Trump lawyer dismisses tax return demand
Donald Trump has the right to keep his tax returns private and Democrats' demands to see them are "harassment", a lawyer for the president has said.
William Consovoy's statement hints at the shape of a possible future legal battle over the issue.
On Thursday a Congressional tax committee demanded to see six years of Mr Trump's returns, saying it was necessary to ensure accountability.
Unlike previous presidents, Mr Trump has refused to publish his tax details.
On Friday he said he believed that the law was "100% on my side".
Mr Trump has maintained his business interests during his presidency, prompting questions about possible conflicts of interest. Questions also remain about his net worth, tax profile and past financial dealings.
The Democrats gained control of the House of Representatives in mid-term elections last year, giving them the ability to launch investigations into Mr Trump's administration and business affairs.
What did Trump's lawyer say?
Mr Consovoy said the tax committee did not have a valid legislative reason to see Mr Trump's tax returns.
"His request is a transparent effort by one political party to harass an official from the other party because they dislike his politics and speech," Mr Consovoy said of tax committee chairman Bill Neal.
He said the request was a "misguided attempt" to politicise tax laws and could also end up interfering with audits.
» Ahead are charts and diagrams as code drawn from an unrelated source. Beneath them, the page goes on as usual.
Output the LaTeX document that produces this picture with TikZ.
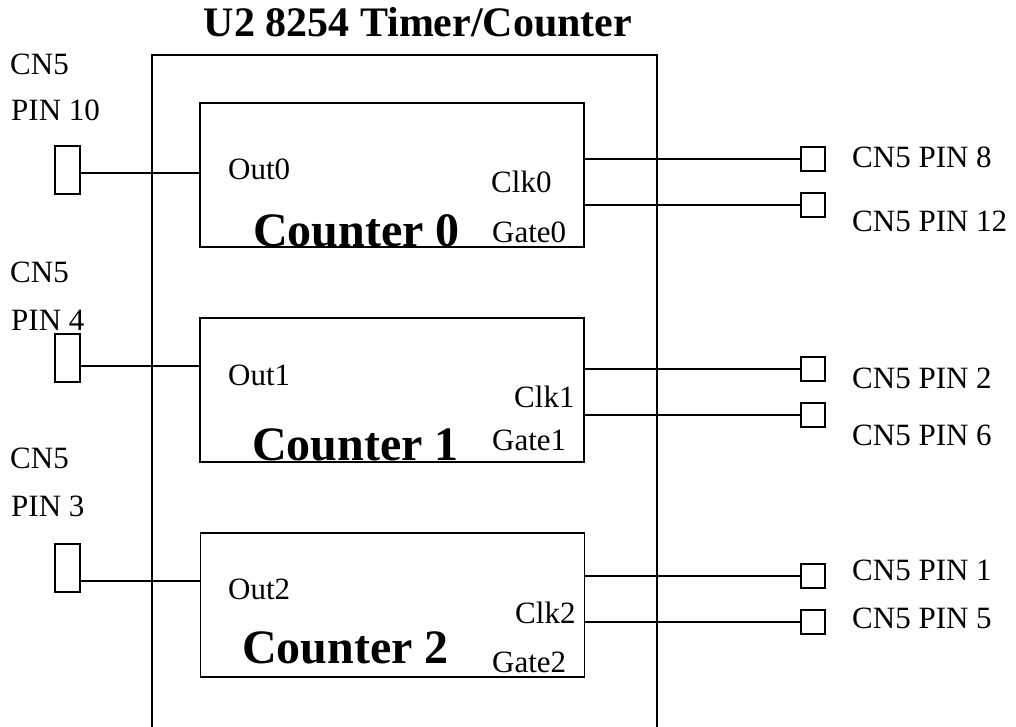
\documentclass[tikz,border=0pt]{standalone}
\usepackage{fontspec}
\setmainfont{Liberation Serif}
\usetikzlibrary{positioning}
\tikzset{
    counter/.style={draw, line width=1.5pt, minimum width=384pt, minimum height=144pt, inner sep=0pt}, % the three counter blocks
    pinbox/.style={draw, line width=2pt, minimum width=25pt, minimum height=48pt, inner sep=0pt}, % tall pins on the left
    jack/.style={draw, line width=2pt, minimum size=24pt, inner sep=0pt}, % small pins on the right
    lbl/.style={anchor=base west, inner sep=0pt, font=\fontsize{31}{36}\selectfont},
    cname/.style={anchor=base west, inner sep=0pt, font=\fontsize{48}{54}\selectfont\bfseries},
    wire/.style={line width=1.5pt}
}

\begin{document}
\begin{tikzpicture}[x=1pt, y=-1pt]
        \useasboundingbox (0,0) rectangle (1016,727);

        \node[anchor=base, inner sep=0pt, font=\fontsize{42}{48}\selectfont\bfseries] (title) at (418,37) {U2 8254 Timer/Counter};
        \draw[line width=1.5pt] (152,727) |- (657,55) -- (657,727);

        \node[counter] (cnt0) at (392,175) {};
        \node[counter] (cnt1) at (392,390) {};
        \node[counter] (cnt2) at (392.5,605) {};

        \node[cname] (name0) at (253,246) {Counter 0};
        \node[cname] (name1) at (252,460) {Counter 1};
        \node[cname] (name2) at (242,663) {Counter 2};

        \node[lbl] (out0) at (228,180) {Out0};
        \node[lbl] (out1) at (228,385) {Out1};
        \node[lbl] (out2) at (228,599) {Out2};
        \node[lbl] (clk0) at (491,193) {Clk0};
        \node[lbl] (clk1) at (514,407) {Clk1};
        \node[lbl] (clk2) at (515,623) {Clk2};
        \node[lbl] (gate0) at (492,242) {Gate0};
        \node[lbl] (gate1) at (492,450) {Gate1};
        \node[lbl] (gate2) at (492,672) {Gate2};

        \node[pinbox] (pin10) at (67.5,170) {};
        \node[pinbox] (pin4) at (67.5,357.5) {};
        \node[pinbox] (pin3) at (67.5,567.5) {};

        \node[lbl] (cn10) at (10,75) {CN5};
        \node[lbl] (pn10) at (11,121) {PIN 10};
        \node[lbl] (cn4) at (10,282) {CN5};
        \node[lbl] (pn4) at (11,330) {PIN 4};
        \node[lbl] (cn3) at (10,468) {CN5};
        \node[lbl] (pn3) at (11,516) {PIN 3};

        \node[jack] (j8) at (812.5,159) {};
        \node[jack] (j12) at (812.5,205) {};
        \node[jack] (j2) at (812.5,369) {};
        \node[jack] (j6) at (812.5,415) {};
        \node[jack] (j1) at (812.5,576) {};
        \node[jack] (j5) at (812.5,622) {};

        \node[lbl] (l8) at (852,168) {CN5 PIN 8};
        \node[lbl] (l12) at (852,232) {CN5 PIN 12};
        \node[lbl] (l2) at (852,388) {CN5 PIN 2};
        \node[lbl] (l6) at (852,445) {CN5 PIN 6};
        \node[lbl] (l1) at (852,580) {CN5 PIN 1};
        \node[lbl] (l5) at (852,628) {CN5 PIN 5};

        % outputs to the left pins
        \draw[wire] ([yshift=-3pt]pin10.east) -- ([yshift=-3pt]pin10.east -| cnt0.west);
        \draw[wire] ([yshift=-8.5pt]pin4.east) -- ([yshift=-8.5pt]pin4.east -| cnt1.west);
        \draw[wire] ([yshift=-13.5pt]pin3.east) -- ([yshift=-13.5pt]pin3.east -| cnt2.west);

        % clock and gate to the right pins
        \draw[wire] (j8.west -| cnt0.east) -- (j8.west);
        \draw[wire] (j12.west -| cnt0.east) -- (j12.west);
        \draw[wire] (j2.west -| cnt1.east) -- (j2.west);
        \draw[wire] (j6.west -| cnt1.east) -- (j6.west);
        \draw[wire] (j1.west -| cnt2.east) -- (j1.west);
        \draw[wire] (j5.west -| cnt2.east) -- (j5.west);
    \end{tikzpicture}
\end{document}
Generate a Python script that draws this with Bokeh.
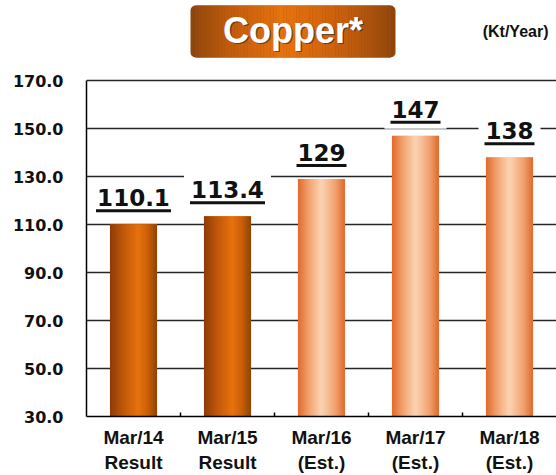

He said the US Treasury should not comply with the demand.
Mr Trump has in the past said that he is unable to release his tax returns because they were being audited by the Internal Revenue Service (IRS).
However the IRS has said that he could release the returns even if they are under audit.
In February Mr Trump's former lawyer Michael Cohen suggested during testimony to Congress that Mr Trump's taxes were not under audit during the 2016 presidential campaign - when Mr Trump said they were.
Mr Trump had not wanted to release the tax returns because the resulting scrutiny could have led to an audit and "he'll ultimately have taxable consequences, penalties and so on".